To: Don Wise, chief executive

To: Don Wise, chief executive

From: Paul Servant, assistant chief executive

Re: These are a few of my favourite things

Dear Don

Did you catch Hewitt announcing new targets recently? The first, smelly one involves you and the chairman checking out all our inpatients and then seeing if they are in a blue or pink bed (sausage and sprouts in blue and others in pink).

After that you’ll need to make sure the bed colour matches the sheet colour and then you are expected to fluff up their pillows and read them a bedtime story otherwise Nanny Patty will have you over for a little spanky.
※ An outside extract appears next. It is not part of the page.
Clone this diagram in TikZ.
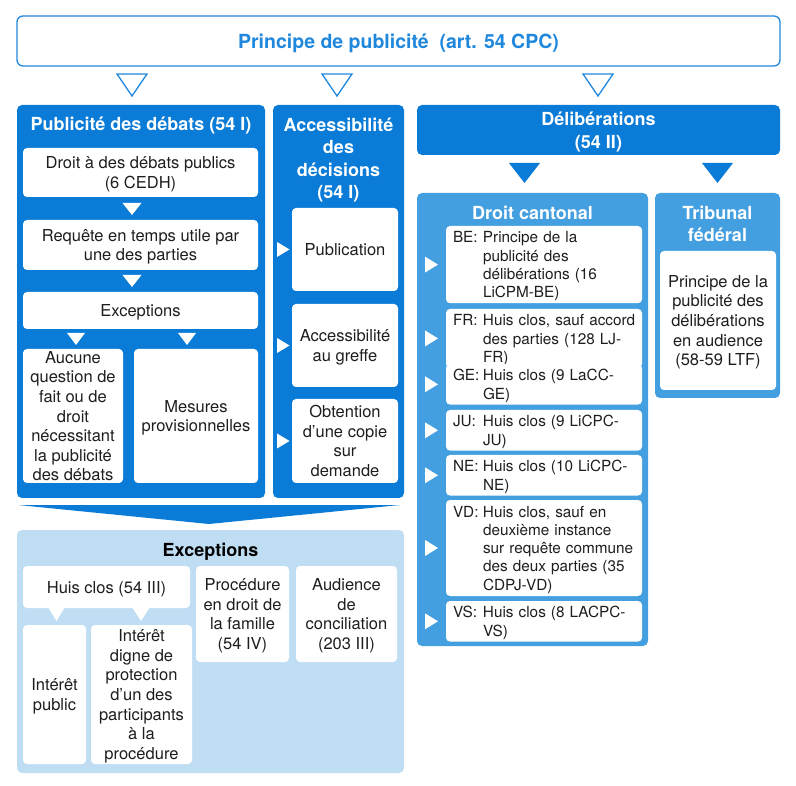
\documentclass[tikz,border=0pt]{standalone}
\usepackage{fontspec}
\setmainfont{TeX Gyre Heros}
\usetikzlibrary{calc}
\definecolor{dblue}{HTML}{0A7BD6}
\definecolor{mblue}{HTML}{449FE1}
\definecolor{lblue}{HTML}{C0DEF3}
\definecolor{tblue}{HTML}{1F88DD}
\definecolor{txt}{HTML}{1E1E1E}
\newcommand\ctext[2]{\makebox[30pt][l]{#1}\begin{tabular}[t]{@{}l@{}}\rule{0pt}{16.8pt}#2\end{tabular}}
\begin{document}
\begin{tikzpicture}[x=1pt,y=-1pt,
  every node/.style={inner sep=0pt, outer sep=0pt, text depth=0pt},
  bx/.style={anchor=north west, rounded corners=4pt, align=center},
  container/.style={bx, rounded corners=5pt},
  wbox/.style={bx, fill=white, text=txt, font=\fontsize{16.5}{19.6}\selectfont},
  cbox/.style={bx, fill=white, text=txt, align=left, inner xsep=7pt, text width=182pt,
    text depth={}, font=\fontsize{15.3}{18.3}\selectfont},
  ttl/.style={align=center, font=\bfseries\fontsize{18}{22.5}\selectfont},
  wtitle/.style={ttl, text=white},
  wtri/.style={fill=white},
  dtri/.style={fill=dblue},
  htri/.style={draw=tblue, line width=1.3pt, fill=white, line join=miter}
]
\fill[white] (0,0) rectangle (796,786);
\useasboundingbox (0,0) rectangle (796,786);

% top
\node[bx, rounded corners=6pt, draw=tblue, line width=1.3pt, fill=white,
  minimum width=763, minimum height=50, text=tblue,
  font=\bfseries\fontsize{19.5}{23}\selectfont] (top) at (17,16)
  {Principe de publicité\ \ (art. 54 CPC)};

% hollow triangles
\path[htri] (top.south west) ++(100,8) -- ++(30,0) -- ++(-15,22) -- cycle;
\path[htri] (top.south west) ++(305,8) -- ++(30,0) -- ++(-15,22) -- cycle;
\path[htri] (top.south west) ++(566,8) -- ++(30,0) -- ++(-15,22) -- cycle;

% containers
\node[container, fill=dblue, minimum width=248, minimum height=393] (pub) at (17,105) {};
\node[container, fill=dblue, minimum width=131, minimum height=393] (acc) at (273,105) {};
\node[container, fill=dblue, minimum width=363, minimum height=50, text=white,
  font=\bfseries\fontsize{18}{22.5}\selectfont] (delib) at (417,105) {Délibérations\\(54 II)};
\node[container, fill=mblue, minimum width=231, minimum height=453] (cant) at (417,193) {};
\node[container, fill=mblue, minimum width=125, minimum height=205] (trib) at (655,193) {};
\node[container, fill=lblue, minimum width=387, minimum height=243] (exc) at (17,530) {};

% titles
\node[wtitle] (pubT) at (141,124) {Publicité des débats (54 I)};
\node[wtitle] (accT) at (338.5,158) {Accessibilité\\des\\décisions\\(54 I)};
\node[wtitle] (cantT) at (532.5,213) {Droit cantonal};
\node[wtitle] (tribT) at (717.5,224) {Tribunal\\fédéral};
\node[ttl, text=black] (excT) at (210.5,550) {Exceptions};

% publicité des débats
\node[wbox, minimum width=235, minimum height=49] (droit) at (23,148) {Droit à des débats publics\\(6 CEDH)};
\node[wbox, minimum width=235, minimum height=50] (req) at (23,220) {Requête en temps utile par\\une des parties};
\node[wbox, minimum width=235, minimum height=37] (exA) at (23,292) {Exceptions};
\node[wbox, minimum width=100, minimum height=134] (auc) at (23,349)
  {Aucune\\question de\\fait ou de\\droit\\nécessitant\\la publicité\\des débats};
\node[wbox, minimum width=124, minimum height=134] (mes) at (134,349) {Mesures\\provisionnelles};
\path[wtri] (droit.south west) ++(99.5,6) -- ++(19,0) -- ++(-9.5,12) -- cycle;
\path[wtri] (req.south west) ++(99.5,5) -- ++(19,0) -- ++(-9.5,12) -- cycle;
\path[wtri] (exA.south west) ++(44,4) -- ++(18,0) -- ++(-9,12) -- cycle;
\path[wtri] (exA.south west) ++(155,4) -- ++(18,0) -- ++(-9,12) -- cycle;

% accessibilité des décisions
\node[wbox, minimum width=106, minimum height=83] (publ) at (292,208) {Publication};
\node[wbox, minimum width=106, minimum height=83] (greffe) at (292,304) {Accessibilité\\au greffe};
\node[wbox, minimum width=106, minimum height=84] (copie) at (292,399) {Obtention\\d'une copie\\sur\\demande};
\foreach \n in {publ,greffe,copie}
  \path[wtri] (\n.west) ++(-15,-7.5) -- ++(0,15) -- ++(12.5,-7.5) -- cycle;

% délibérations
\path[dtri] (delib.south west) ++(92,8) -- ++(31,0) -- ++(-15.5,20) -- cycle;
\path[dtri] (delib.south west) ++(285,8) -- ++(31,0) -- ++(-15.5,20) -- cycle;

\node[wbox, minimum width=116, minimum height=139] (ptrib) at (660,251)
  {Principe de la\\publicité des\\délibérations\\en audience\\(58-59 LTF)};

\node[cbox, minimum height=77] (be) at (446,226) {\ctext{BE:}{Principe de la\\publicité des\\délibérations (16\\LiCPM-BE)}};
\node[cbox, minimum height=50] (fr) at (446,309) {\ctext{FR:}{Huis clos, sauf accord\\des parties (128 LJ-\\FR)}};
\node[cbox, minimum height=38] (ge) at (446,364) {\ctext{GE:}{Huis clos (9 LaCC-\\GE)}};
\node[cbox, minimum height=39] (ju) at (446,410) {\ctext{JU:}{Huis clos (9 LiCPC-\\JU)}};
\node[cbox, minimum height=39] (ne) at (446,455) {\ctext{NE:}{Huis clos (10 LiCPC-\\NE)}};
\node[cbox, minimum height=96] (vd) at (446,500) {\ctext{VD:}{Huis clos, sauf en\\deuxième instance\\sur requête commune\\des deux parties (35\\CDPJ-VD)}};
\node[cbox, minimum height=39] (vs) at (446,601) {\ctext{VS:}{Huis clos (8 LACPC-\\VS)}};
\foreach \n in {be,fr,ge,ju,ne,vd,vs}
  \path[wtri] (\n.west) ++(-21,-8) -- ++(0,16) -- ++(13,-8) -- cycle;

% chevron
\path[fill=dblue] (pub.south west) ++(1,7) -- ++(382,0) -- ++(-191,19) -- cycle;

% exceptions
\node[wbox, minimum width=167, minimum height=42] (huis) at (23,566) {Huis clos (54 III)};
\path[wtri] (huis.south west) ++(25,-1) -- ++(17,0) -- ++(-8.5,14) -- cycle;
\path[wtri] (huis.south west) ++(109,-1) -- ++(18,0) -- ++(-9,14) -- cycle;
\node[wbox, minimum width=63, minimum height=139] (ipub) at (23,625) {Intérêt\\public};
\node[wbox, minimum width=101, minimum height=139] (idig) at (91,625)
  {Intérêt\\digne de\\protection\\d'un des\\participants\\à la\\procédure};
\node[wbox, minimum width=93, minimum height=96] (proc) at (196,566) {Procédure\\en droit de\\la famille\\(54 IV)};
\node[wbox, minimum width=101, minimum height=96] (aud) at (296,566) {Audience\\de\\conciliation\\(203 III)};
\end{tikzpicture}
\end{document}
The second target was much more promising. Nanny Patty promised the select committee she would resign if the NHS didn’t balance this year. For the first time I think we have a target where the enthusiasm for the output will match our ability to deliver.

As I sat there listening to her on the radio turn a very complex policy fudge on single-sex accommodation into a simple mess, my attention wandered and my eyes closed briefly. While I could hear her voice, an image of

Julie Andrews flashed into my mind. The resemblance is uncanny, and she has played at least two famous nannies as well. It wouldn’t take much to rewrite some of the more famous songs:

  • DoH oh dear, a rear, I fear.
  • The bills will arrive with no pounds to pay for the sick.
  • A spoonful of sugar makes up for NICE banning your medicine from going down.
  • Supersillyunrealisticpolicieswithoutfocus.

Anyway, back to averting the winter crisis. We’ve shut three wards for D&V. We haven’t got it yet, but it’s cheaper to close them in advance and lay off the agency staff than quarantine the patients who’ll breach tariff length-of- stay and cost us a fortune when it happens.

Lastly, we’ve posted pre-signed sick notes to all local residents so they don’t clog up A&E asking for one because they can’t be bothered to go to work between Christmas and New Year and the GP has gone into the traditional three-week hibernation.